What the exercise asks
Word for word, extract the first line of the records below and each line after it, up to and including the line with "defence, political, economic];". Pictures are left out.

Source code of charts:
::::::::
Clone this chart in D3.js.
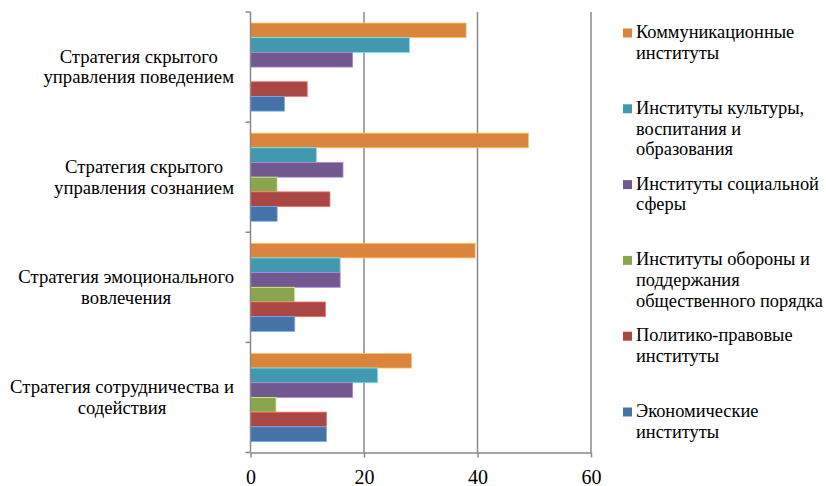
<!DOCTYPE html>
<html lang="ru">
<head>
<meta charset="utf-8">
<script src="https://cdn.jsdelivr.net/npm/d3@7"></script>
<style>
  html, body { margin: 0; padding: 0; background: #ffffff; }
  svg { display: block; }
  #chart text { font-family: 'Liberation Serif', 'Times New Roman', serif; }
</style>
</head>
<body>
<svg id="chart" width="826" height="486" font-family="Liberation Serif"></svg>
<script>
// Strategies, listed top to bottom as drawn
const categories = [
  "Стратегия скрытого управления поведением",
  "Стратегия скрытого управления сознанием",
  "Стратегия эмоционального вовлечения",
  "Стратегия сотрудничества и содействия"
];
const categoryLines = [
  ["Стратегия скрытого", "управления поведением"],
  ["Стратегия скрытого", "управления сознанием"],
  ["Стратегия эмоционального", "вовлечения"],
  ["Стратегия сотрудничества и", "содействия"]
];

// Institution groups, listed top to bottom within each strategy
const seriesNames = [
  "Коммуникационные институты",
  "Институты культуры, воспитания и образования",
  "Институты социальной сферы",
  "Институты обороны и поддержания общественного порядка",
  "Политико-правовые институты",
  "Экономические институты"
];
const seriesLines = [
  ["Коммуникационные", "институты"],
  ["Институты культуры,", "воспитания и", "образования"],
  ["Институты социальной", "сферы"],
  ["Институты обороны и", "поддержания", "общественного порядка"],
  ["Политико-правовые", "институты"],
  ["Экономические", "институты"]
];
const seriesColors = ["#DB843D", "#4198AF", "#71588F", "#89A54E", "#AA4643", "#4572A7"];

// Values per series, one per strategy (same order as categories)
const communication = [38, 49, 39.6, 28.4];
const culture       = [28, 11.6, 15.8, 22.4];
const social        = [18, 16.3, 15.8, 18];
const defence       = [0, 4.7, 7.8, 4.5];
const political     = [10, 14, 13.2, 13.4];
const economic      = [6, 4.7, 7.8, 13.4];
const seriesValues = [communication, culture, social, defence, political, economic];

const xTicks = [0, 20, 40, 60];

const fontFamily = "'Liberation Serif'";
const svg = d3.select("#chart");
const plot = { left: 250.5, right: 591, top: 12, bottom: 452.5 };
const gridColor = "#8a8a8a";

const x = d3.scaleLinear().domain([0, 60]).range([plot.left, plot.right]);
const y = d3.scaleBand().domain(categories).range([plot.top, plot.bottom])
  .paddingInner(0.2).paddingOuter(0.1);
const ySeries = d3.scaleBand().domain(seriesNames).range([0, y.bandwidth()]);

// Vertical gridlines
svg.append("g")
  .selectAll("line")
  .data(xTicks.filter(d => d > 0))
  .join("line")
  .attr("x1", d => x(d)).attr("x2", d => x(d))
  .attr("y1", plot.top).attr("y2", plot.bottom)
  .attr("stroke", gridColor).attr("stroke-width", 1.5);

// Bars
const rows = [];
categories.forEach((c, ci) => {
  seriesNames.forEach((s, si) => {
    rows.push({ cat: c, series: s, value: seriesValues[si][ci], color: seriesColors[si] });
  });
});
svg.append("g")
  .selectAll("rect")
  .data(rows.filter(d => d.value > 0))
  .join("rect")
  .attr("x", x(0))
  .attr("y", d => y(d.cat) + ySeries(d.series))
  .attr("width", d => x(d.value) - x(0))
  .attr("height", ySeries.bandwidth())
  .attr("fill", d => d.color)
  .attr("stroke", d => d3.color(d.color).brighter(1.2))
  .attr("stroke-width", 0.8);

// Bottom axis
const xAxis = d3.axisBottom(x).tickValues(xTicks).tickSize(5).tickSizeOuter(0).tickFormat(d3.format("d"));
const gx = svg.append("g").attr("transform", `translate(0,${plot.bottom})`).call(xAxis);
gx.attr("font-family", "Liberation Serif").attr("font-size", 20);
gx.select(".domain").attr("stroke", gridColor).attr("stroke-width", 1.5);
gx.selectAll(".tick line").attr("stroke", gridColor).attr("stroke-width", 1.5);
gx.selectAll(".tick text")
  .attr("y", 0).attr("dy", null)
  .attr("transform", "translate(0,31)")
  .attr("fill", "#000")
  .style("font-family", fontFamily)
  .style("font-size", "20px");

// Left axis: line with ticks at category boundaries
svg.append("line")
  .attr("x1", plot.left).attr("x2", plot.left)
  .attr("y1", plot.top).attr("y2", plot.bottom)
  .attr("stroke", gridColor).attr("stroke-width", 1.5);
const step = y.step();
const boundaries = d3.range(categories.length + 1).map(i => plot.top + i * step);
svg.append("g")
  .selectAll("line")
  .data(boundaries)
  .join("line")
  .attr("x1", plot.left - 5).attr("x2", plot.left)
  .attr("y1", d => d).attr("y2", d => d)
  .attr("stroke", gridColor).attr("stroke-width", 1.5);

// Category labels: block right-aligned, lines centred within block
const lh = 20.7;
categories.forEach((c, ci) => {
  const lines = categoryLines[ci];
  const g = svg.append("g");
  const texts = g.selectAll("text").data(lines).join("text")
    .style("font-family", fontFamily).style("font-size", "18.7px")
    .attr("fill", "#000")
    .attr("text-anchor", "middle")
    .text(d => d);
  const widths = [];
  texts.each(function () { widths.push(this.getComputedTextLength()); });
  const blockW = d3.max(widths);
  const cx = 234 - blockW / 2;
  const cy = y(c) + y.bandwidth() / 2;
  texts.attr("x", cx)
    .attr("y", (d, i) => cy + (i - (lines.length - 1) / 2) * lh + 6);
});

// Legend
const legend = svg.append("g");
seriesNames.forEach((s, si) => {
  const base = 38 + si * 75.8;
  legend.append("rect")
    .attr("x", 623).attr("y", base - 9.5)
    .attr("width", 9).attr("height", 9)
    .attr("fill", seriesColors[si]);
  legend.append("g").selectAll("text")
    .data(seriesLines[si]).join("text")
    .attr("x", 636)
    .attr("y", (d, i) => base + i * lh)
    .style("font-family", fontFamily).style("font-size", "18.4px")
    .attr("fill", "#000")
    .text(d => d);
});
</script>
</body>
</html>
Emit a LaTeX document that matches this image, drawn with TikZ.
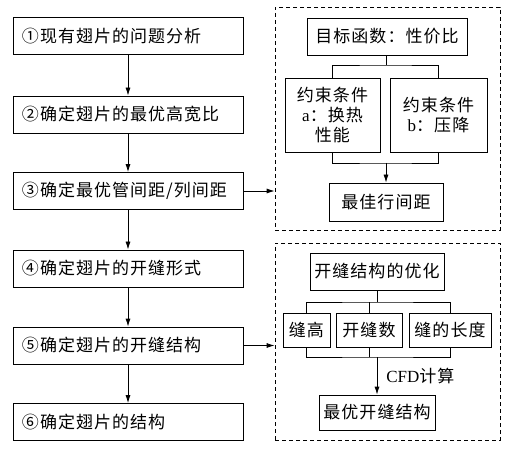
\documentclass[tikz,border=0pt]{standalone}
\usepackage{fontspec}
\setmainfont[LetterSpace=6]{Noto Sans CJK SC}
\newfontfamily\latin{Liberation Serif}
\usetikzlibrary{arrows.meta}
\begin{document}
\begin{tikzpicture}[x=1bp,y=-1bp,
  every node/.style={font=\fontsize{17bp}{20bp}\selectfont},
  box/.style={draw, line width=0.8bp, inner sep=0pt, align=center},
  lbox/.style={box, minimum width=230bp, minimum height=37bp, text width=212bp, align=left},
  dbox/.style={draw, dash pattern=on 4bp off 3bp, line width=0.8bp, inner sep=0pt},
  arr/.style={-{Latex[length=8bp,width=5bp]}, line width=0.8bp},
  ln/.style={line width=0.8bp}]
\useasboundingbox (0,0) rectangle (510,449);
% left column
\node[lbox] (b1) at (128,36) {①现有翅片的问题分析};
\node[lbox] (b2) at (128,114.5) {②确定翅片的最优高宽比};
\node[lbox] (b3) at (128,191) {③确定最优管间距/列间距};
\node[lbox] (b4) at (128,268.5) {④确定翅片的开缝形式};
\node[lbox] (b5) at (128,345.5) {⑤确定翅片的开缝结构};
\node[lbox] (b6) at (128,422) {⑥确定翅片的结构};
\draw[arr] (b1.south) -- (b2.north);
\draw[arr] (b2.south) -- (b3.north);
\draw[arr] (b3.south) -- (b4.north);
\draw[arr] (b4.south) -- (b5.north);
\draw[arr] (b5.south) -- (b6.north);
% top group
\node[dbox, minimum width=225bp, minimum height=223bp] (g1) at (387.5,118.5) {};
\node[box, minimum width=160bp, minimum height=37bp] (tg) at (387,36.5) {目标函数：性价比};
\node[box, minimum width=95bp, minimum height=74bp] (ca) at (332.5,115) {约束条件\\{\latin a}：换热\\性能};
\node[box, minimum width=97bp, minimum height=74bp] (cb) at (438.5,115) {约束条件\\{\latin b}：压降};
\node[box, minimum width=114bp, minimum height=38bp] (best) at (386,202) {最佳行间距};
\coordinate (jt) at (386,65);
\coordinate (jb) at (386,163);
\draw[ln] (tg.south -| jt) -- (jt);
\draw[ln] (ca.north) |- (jt) -| (cb.north);
\draw[ln] (ca.south) |- (jb) -| (cb.south);
\draw[arr] (jb) -- (best.north);
\draw[arr] (b3.east) -- (b3.east -| g1.west);
% bottom group
\node[dbox, minimum width=225bp, minimum height=197bp] (g2) at (387.5,341.5) {};
\node[box, minimum width=134bp, minimum height=37bp] (opt) at (377,271.5) {开缝结构的优化};
\node[box, minimum width=47bp, minimum height=34bp] (s1) at (306.5,330) {缝高};
\node[box, minimum width=66bp, minimum height=34bp] (s2) at (369,330) {开缝数};
\node[box, minimum width=82bp, minimum height=34bp] (s3) at (450,330) {缝的长度};
\node[box, minimum width=116bp, minimum height=35bp] (bs) at (377,412.5) {最优开缝结构};
\coordinate (ju) at (377,302);
\coordinate (jd) at (377,357);
\draw[ln] (opt.south) -- (ju);
\draw[ln] (s1.north) |- (ju) -| (s3.north);
\draw[ln] (s2.north) -- (s2.north |- ju);
\draw[ln] (s1.south) |- (jd) -| (s3.south);
\draw[ln] (s2.south) -- (s2.south |- jd);
\draw[arr] (jd) -- (bs.north) node[midway, right, inner sep=0pt, xshift=9bp] (cfd) {{\latin CFD}计算};
\draw[arr] (b5.east) -- (b5.east -| g2.west);
\end{tikzpicture}
\end{document}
::::::::
Written response
Clone this chart in D3.js.
<!DOCTYPE html>
<html lang="ru">
<head>
<meta charset="utf-8">
<script src="https://cdn.jsdelivr.net/npm/d3@7"></script>
<style>
  html, body { margin: 0; padding: 0; background: #ffffff; }
  svg { display: block; }
  #chart text { font-family: 'Liberation Serif', 'Times New Roman', serif; }
</style>
</head>
<body>
<svg id="chart" width="826" height="486" font-family="Liberation Serif"></svg>
<script>
// Strategies, listed top to bottom as drawn
const categories = [
  "Стратегия скрытого управления поведением",
  "Стратегия скрытого управления сознанием",
  "Стратегия эмоционального вовлечения",
  "Стратегия сотрудничества и содействия"
];
const categoryLines = [
  ["Стратегия скрытого", "управления поведением"],
  ["Стратегия скрытого", "управления сознанием"],
  ["Стратегия эмоционального", "вовлечения"],
  ["Стратегия сотрудничества и", "содействия"]
];

// Institution groups, listed top to bottom within each strategy
const seriesNames = [
  "Коммуникационные институты",
  "Институты культуры, воспитания и образования",
  "Институты социальной сферы",
  "Институты обороны и поддержания общественного порядка",
  "Политико-правовые институты",
  "Экономические институты"
];
const seriesLines = [
  ["Коммуникационные", "институты"],
  ["Институты культуры,", "воспитания и", "образования"],
  ["Институты социальной", "сферы"],
  ["Институты обороны и", "поддержания", "общественного порядка"],
  ["Политико-правовые", "институты"],
  ["Экономические", "институты"]
];
const seriesColors = ["#DB843D", "#4198AF", "#71588F", "#89A54E", "#AA4643", "#4572A7"];

// Values per series, one per strategy (same order as categories)
const communication = [38, 49, 39.6, 28.4];
const culture       = [28, 11.6, 15.8, 22.4];
const social        = [18, 16.3, 15.8, 18];
const defence       = [0, 4.7, 7.8, 4.5];
const political     = [10, 14, 13.2, 13.4];
const economic      = [6, 4.7, 7.8, 13.4];
const seriesValues = [communication, culture, social, defence, political, economic];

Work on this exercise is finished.